膠原病、消化器、呼吸器、腎臓、神経、血液、集中治療、耳鼻咽喉科、皮膚科、眼科と各分野別にパートが分かれており、それぞれの分野のエキスパートがステロイドの使用法について解説しています。当然ですが膠原病分野のウェイトが大きく、全体の1/3程度を占めています。

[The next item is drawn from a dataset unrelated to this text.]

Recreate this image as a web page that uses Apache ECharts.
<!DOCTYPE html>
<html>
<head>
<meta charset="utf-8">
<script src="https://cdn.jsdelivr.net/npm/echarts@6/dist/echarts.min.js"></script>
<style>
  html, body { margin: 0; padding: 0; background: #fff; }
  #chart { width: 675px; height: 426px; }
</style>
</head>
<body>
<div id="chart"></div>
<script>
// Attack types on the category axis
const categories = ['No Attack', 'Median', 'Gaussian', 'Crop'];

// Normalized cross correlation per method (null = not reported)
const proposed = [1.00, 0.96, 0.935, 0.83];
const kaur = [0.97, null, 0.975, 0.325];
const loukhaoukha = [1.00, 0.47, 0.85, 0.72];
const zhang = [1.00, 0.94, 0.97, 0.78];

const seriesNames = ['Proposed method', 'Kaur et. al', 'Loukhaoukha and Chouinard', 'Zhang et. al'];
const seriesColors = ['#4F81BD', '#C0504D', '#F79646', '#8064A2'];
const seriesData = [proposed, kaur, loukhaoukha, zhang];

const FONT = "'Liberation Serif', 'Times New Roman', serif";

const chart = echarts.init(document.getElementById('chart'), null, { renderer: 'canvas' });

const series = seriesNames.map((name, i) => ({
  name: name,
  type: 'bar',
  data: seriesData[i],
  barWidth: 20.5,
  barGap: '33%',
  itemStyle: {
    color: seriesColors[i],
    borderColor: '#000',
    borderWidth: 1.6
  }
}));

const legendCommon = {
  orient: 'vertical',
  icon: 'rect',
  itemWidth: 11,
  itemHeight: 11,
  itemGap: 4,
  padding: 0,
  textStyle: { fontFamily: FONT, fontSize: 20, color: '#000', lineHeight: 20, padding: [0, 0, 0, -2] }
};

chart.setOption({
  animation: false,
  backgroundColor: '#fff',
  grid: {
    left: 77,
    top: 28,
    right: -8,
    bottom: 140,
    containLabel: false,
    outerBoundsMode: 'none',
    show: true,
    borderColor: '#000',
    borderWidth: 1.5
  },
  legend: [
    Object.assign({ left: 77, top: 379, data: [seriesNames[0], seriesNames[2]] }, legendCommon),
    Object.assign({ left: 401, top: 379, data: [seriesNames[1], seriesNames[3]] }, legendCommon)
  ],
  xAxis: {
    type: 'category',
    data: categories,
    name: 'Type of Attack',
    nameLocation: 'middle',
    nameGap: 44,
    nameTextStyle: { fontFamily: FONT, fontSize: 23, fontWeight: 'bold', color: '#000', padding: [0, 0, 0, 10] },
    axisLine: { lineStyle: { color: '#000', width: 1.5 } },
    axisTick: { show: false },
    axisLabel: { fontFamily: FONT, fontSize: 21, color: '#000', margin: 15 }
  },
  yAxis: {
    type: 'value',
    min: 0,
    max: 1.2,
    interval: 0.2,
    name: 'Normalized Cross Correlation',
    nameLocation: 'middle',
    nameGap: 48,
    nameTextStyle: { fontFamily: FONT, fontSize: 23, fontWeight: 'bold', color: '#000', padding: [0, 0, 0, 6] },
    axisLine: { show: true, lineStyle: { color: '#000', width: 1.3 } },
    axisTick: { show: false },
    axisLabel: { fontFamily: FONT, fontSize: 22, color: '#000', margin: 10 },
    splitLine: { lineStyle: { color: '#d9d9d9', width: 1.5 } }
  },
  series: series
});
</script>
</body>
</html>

ページ数は356ページで、私は合計5時間程度で通読することができました。

読んでみた感想

結論から申しますと、私にとっては大変勉強になる一冊でした。

私も呼吸器内科医として勤務している際、主に間質性肺炎に対してステロイドを使用することが頻繁にありました。ただ、ステロイドというと長年使用されている割には開始用量や減量方法に関するエビデンスが乏しく、各施設やエキスパートによって使い方が異なることが多いです。また、呼吸器内科は症例数の面から知識・経験が肺癌や感染症の分野に偏る傾向があり、免疫学の知識を背景とする間質性肺炎がどうしても手薄になりがちです。私の場合もそういった点に戸惑いを覚え、ステロイド治療についてはかなりの苦手意識がありました。

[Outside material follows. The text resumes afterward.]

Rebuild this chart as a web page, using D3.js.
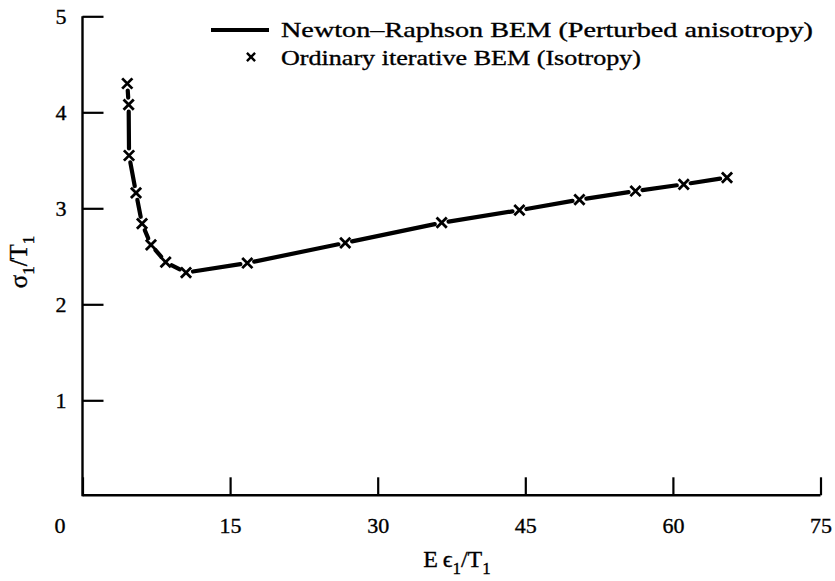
<!DOCTYPE html>
<html>
<head>
<meta charset="utf-8">
<script src="https://cdn.jsdelivr.net/npm/d3@7"></script>
<style>
  body { margin: 0; background: #fff; }
  text { font-family: "Liberation Serif", "Times New Roman", serif; fill: #000; stroke: #000; stroke-width: 0.35px; }
</style>
</head>
<body>
<div id="chart"></div>
<script>
// Newton-Raphson BEM curve (perturbed anisotropy)
const nrX = [4.55, 4.69, 4.73, 5.44, 6.05, 6.96, 8.45, 10.52, 16.75, 26.7, 36.5, 44.4, 50.5, 56.2, 61.1, 65.5];
const nrY = [4.30, 4.08, 3.55, 3.16, 2.84, 2.62, 2.44, 2.33, 2.43, 2.64, 2.85, 2.98, 3.09, 3.18, 3.25, 3.32];
// Ordinary iterative BEM points (isotropy)
const isoX = [4.55, 4.69, 4.73, 5.44, 6.05, 6.96, 8.45, 10.52, 16.75, 26.7, 36.5, 44.4, 50.5, 56.2, 61.1, 65.5];
const isoY = [4.30, 4.08, 3.55, 3.16, 2.84, 2.62, 2.44, 2.33, 2.43, 2.64, 2.85, 2.98, 3.09, 3.18, 3.25, 3.32];

const xTicks = [0, 15, 30, 45, 60, 75];
const yTicks = [1, 2, 3, 4, 5];
const legendLabels = ["Newton\u2013Raphson BEM (Perturbed anisotropy)", "Ordinary iterative BEM (Isotropy)"];

const W = 835, H = 581;
const svg = d3.select("#chart").append("svg")
    .attr("width", W)
    .attr("height", H);

const x = d3.scaleLinear().domain([0, 75]).range([82.5, 820.5]);
const y = d3.scaleLinear().domain([0, 5]).range([496.3, 16.3]);

// axes, ticks pointing inward
const xAxis = svg.append("g")
    .attr("transform", `translate(0,${y(0) - 1})`)
    .call(d3.axisBottom(x).tickValues(xTicks).tickFormat(d3.format("d"))
        .tickSize(-18).tickSizeOuter(0).tickPadding(22));
const yAxis = svg.append("g")
    .attr("transform", `translate(${x(0)},0)`)
    .call(d3.axisLeft(y).tickValues(yTicks).tickFormat(d3.format("d"))
        .tickSize(-21).tickSizeOuter(0).tickPadding(16));

[xAxis, yAxis].forEach(g => {
    g.select(".domain").attr("stroke", "#000").attr("stroke-width", 2.4);
    g.selectAll(".tick line").attr("stroke", "#000").attr("stroke-width", 2.2);
    g.selectAll(".tick text")
        .attr("font-size", 22)
        .attr("font-family", "Liberation Serif, serif");
});
// the "0" label sits left of the corner
xAxis.selectAll(".tick text").filter(d => d === 0).attr("dx", -23);
xAxis.select(".domain").attr("d", `M${x(0)},0H${x(75)}`);
yAxis.select(".domain").attr("d", `M0,${y(5)}V${y(0)}`);

// axis titles
const yTitle = svg.append("text")
    .attr("transform", `translate(27,262) rotate(-90)`)
    .attr("text-anchor", "middle")
    .attr("font-size", 25);
yTitle.append("tspan").text("\u03c3");
yTitle.append("tspan").attr("font-size", 17).attr("dy", 7).text("1");
yTitle.append("tspan").attr("dy", -7).text("/T");
yTitle.append("tspan").attr("font-size", 17).attr("dy", 7).text("1");

const xTitle = svg.append("text")
    .attr("x", 457)
    .attr("y", 567)
    .attr("text-anchor", "middle")
    .attr("font-size", 24);
xTitle.append("tspan").text("E\u2009\u03f5");
xTitle.append("tspan").attr("font-size", 17).attr("dy", 7).text("1");
xTitle.append("tspan").attr("dy", -7).text("/T");
xTitle.append("tspan").attr("font-size", 17).attr("dy", 7).text("1");

// Newton-Raphson curve: segments broken around each marker
const pts = nrX.map((v, i) => [x(v), y(nrY[i])]);
const gap = 7;
const segs = [];
for (let i = 0; i < pts.length - 1; i++) {
    const [x0, y0] = pts[i], [x1, y1] = pts[i + 1];
    const len = Math.hypot(x1 - x0, y1 - y0);
    const ux = (x1 - x0) / len, uy = (y1 - y0) / len;
    segs.push([[x0 + ux * gap, y0 + uy * gap], [x1 - ux * gap, y1 - uy * gap]]);
}
svg.append("g")
    .selectAll("line")
    .data(segs)
    .enter()
    .append("line")
    .attr("x1", d => d[0][0])
    .attr("y1", d => d[0][1])
    .attr("x2", d => d[1][0])
    .attr("y2", d => d[1][1])
    .attr("stroke", "#000")
    .attr("stroke-width", 4.2)
    .attr("stroke-linecap", "round");

// isotropy markers
const cross = d3.symbol().type(d3.symbolX).size(70);
svg.append("g")
    .selectAll("path")
    .data(isoX)
    .enter()
    .append("path")
    .attr("d", cross)
    .attr("transform", (d, i) => `translate(${x(d)},${y(isoY[i])})`)
    .attr("stroke", "#000")
    .attr("stroke-width", 2.8)
    .attr("fill", "none");

// legend
const legend = svg.append("g");
legend.append("line")
    .attr("x1", 211).attr("x2", 269)
    .attr("y1", 30).attr("y2", 30)
    .attr("stroke", "#000")
    .attr("stroke-width", 4);
legend.append("path")
    .attr("d", d3.symbol().type(d3.symbolX).size(45))
    .attr("transform", "translate(251,57)")
    .attr("stroke", "#000")
    .attr("stroke-width", 2.4)
    .attr("fill", "none");
legend.selectAll("text.leg")
    .data(legendLabels)
    .enter()
    .append("text")
    .attr("class", "leg")
    .attr("x", 281)
    .attr("y", (d, i) => 37 + i * 28)
    .attr("font-size", 22)
    .attr("textLength", (d, i) => i === 0 ? 532 : 360)
    .attr("lengthAdjust", "spacingAndGlyphs")
    .text(d => d);
</script>
</body>
</html>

この本では、ステロイド治療や免疫抑制薬の基礎知識についてまず触れられており、ざっくりと全体像を見渡すことができます。その上で各論に入っていくわけですが、ステロイドの使い方(開始基準や初期用量など)だけではなく、やめ方(減量の指標や減量速度、中止の是非)という「出口戦略」に重きを置いている点が特徴です。

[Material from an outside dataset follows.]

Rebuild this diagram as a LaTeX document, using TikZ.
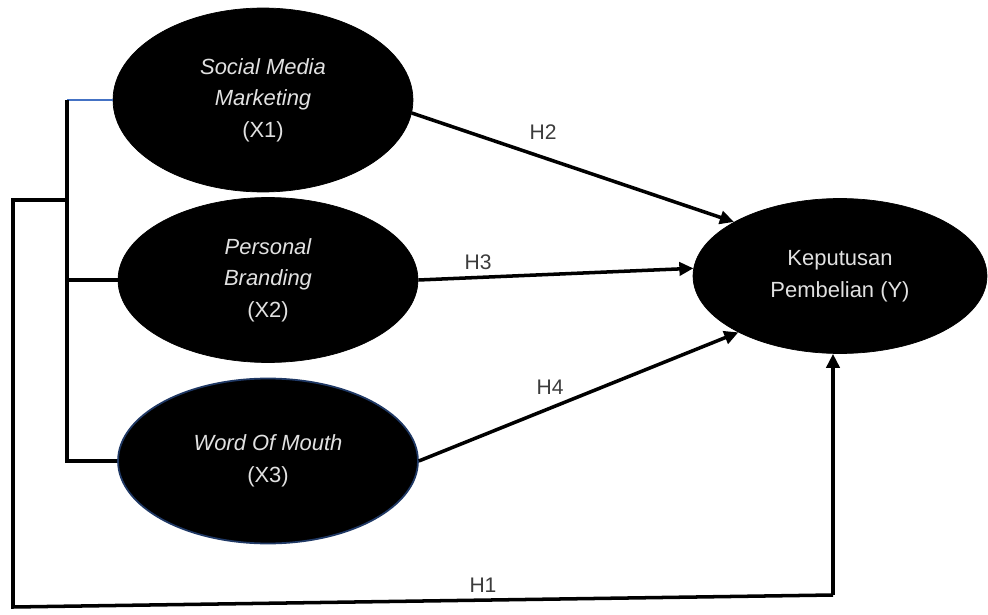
\documentclass[tikz,border=0pt]{standalone}
\usepackage{fontspec}
\setmainfont{Liberation Sans}
\usetikzlibrary{arrows.meta,shapes.geometric,positioning}
\definecolor{txtgray}{RGB}{225,225,225}
\definecolor{lblgray}{RGB}{60,60,60}
\definecolor{wombdr}{RGB}{31,56,100}
\definecolor{linkblue}{RGB}{68,114,196}

\begin{document}
\begin{tikzpicture}[x=0.02cm,y=-0.02cm,
  latent/.style={ellipse,fill=black,draw=black,inner sep=0pt,text=txtgray,
    align=center,font=\fontsize{12.5}{18}\selectfont},
  hyp/.style={text=lblgray,font=\fontsize{12}{14}\selectfont},
  link/.style={line width=2pt},
  arr/.style={link,-{Triangle[length=8pt,width=7.5pt]}}]
  \useasboundingbox (0,0) rectangle (988,615);
  % constructs
  \node[latent,minimum width=6cm,minimum height=3.68cm] (x1) at (263,100)
    {{\itshape Social Media}\\{\itshape Marketing}\\(X1)};
  \node[latent,minimum width=6cm,minimum height=3.3cm] (x2) at (268,280)
    {{\itshape Personal}\\{\itshape Branding}\\(X2)};
  \node[latent,draw=wombdr,line width=1pt,minimum width=6cm,minimum height=3.3cm] (x3) at (268,461)
    {{\itshape Word Of Mouth}\\(X3)};
  \node[latent,minimum width=5.88cm,minimum height=3.1cm] (y) at (840,276)
    {Keputusan\\Pembelian (Y)};
  % bracket on the left
  \coordinate (j1) at (67,100);
  \coordinate (j2) at (67,280);
  \coordinate (j3) at (67,461);
  \coordinate (jm) at (67,200);
  \coordinate (c0) at (13,200);
  \coordinate (c1) at (13,607);
  \coordinate (c2) at (833,595);
  \draw[line width=1.3pt,linkblue] (j1) -- (x1.west);
  \draw[link] (j1) -- (j3) -- (x3.west);
  \draw[link] (j2) -- (x2.west);
  \draw[link] (jm) -- (c0) -- (c1) -- (c2);
  \draw[arr] (c2) -- (c2 |- y.south);
  % paths
  \draw[arr] (x1.-5) -- (y.153);
  \draw[arr] (x2.east) -- (y.177);
  \draw[arr] (x3.east) -- (y.209);
  \node[hyp] (h2) at (543,132) {H2};
  \node[hyp] (h3) at (478,262) {H3};
  \node[hyp] (h4) at (550,387) {H4};
  \node[hyp] (h1) at (483,585) {H1};
\end{tikzpicture}
\end{document}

また、現在はどの分野でも『steroid sparing agentを活用して如何にステロイドへの依存度を少なくするか』という点が注目されています。本書はステロイド一辺倒ではなく、免疫抑制薬や抗体薬といった『steroid sparing agent』についても数多くの言及がされており、ステロイドに依存しない治療方法を体系的に学ぶことができます

自分が診療に携わる分野はもちろんですが、その他の領域も読んでみることをお勧めします。当然分野・病態によってsteroid sparingについての考え方が異なるわけですが、「へー、この分野はこんな風に工夫してステロイドを使っているのか!」と膝を打つことが多々あり、免疫学全体に対する理解が深まりました。

コンセプトにもあるように、単なる『ステロイドに関する本』ではなく、『ステロイドを最小限の副作用で、最大限の効果を得るための本』といえると思います。

どのような人にオススメするか

ステロイドによる治療を行うことがある医師すべてにオススメできる良著だと思います。

特に膠原病に興味のある若手の先生には必携でしょう。年次の高い膠原病内科の先生には簡単過ぎるかもしれません。

また、呼吸器内科や消化器内科など、膠原病内科ほどステロイドの使用経験がない科の医師には学年問わず推奨できます。少しでもステロイドの使い方に自信がないと思うのであれば是非手に取って頂きたい、オススメの一冊です。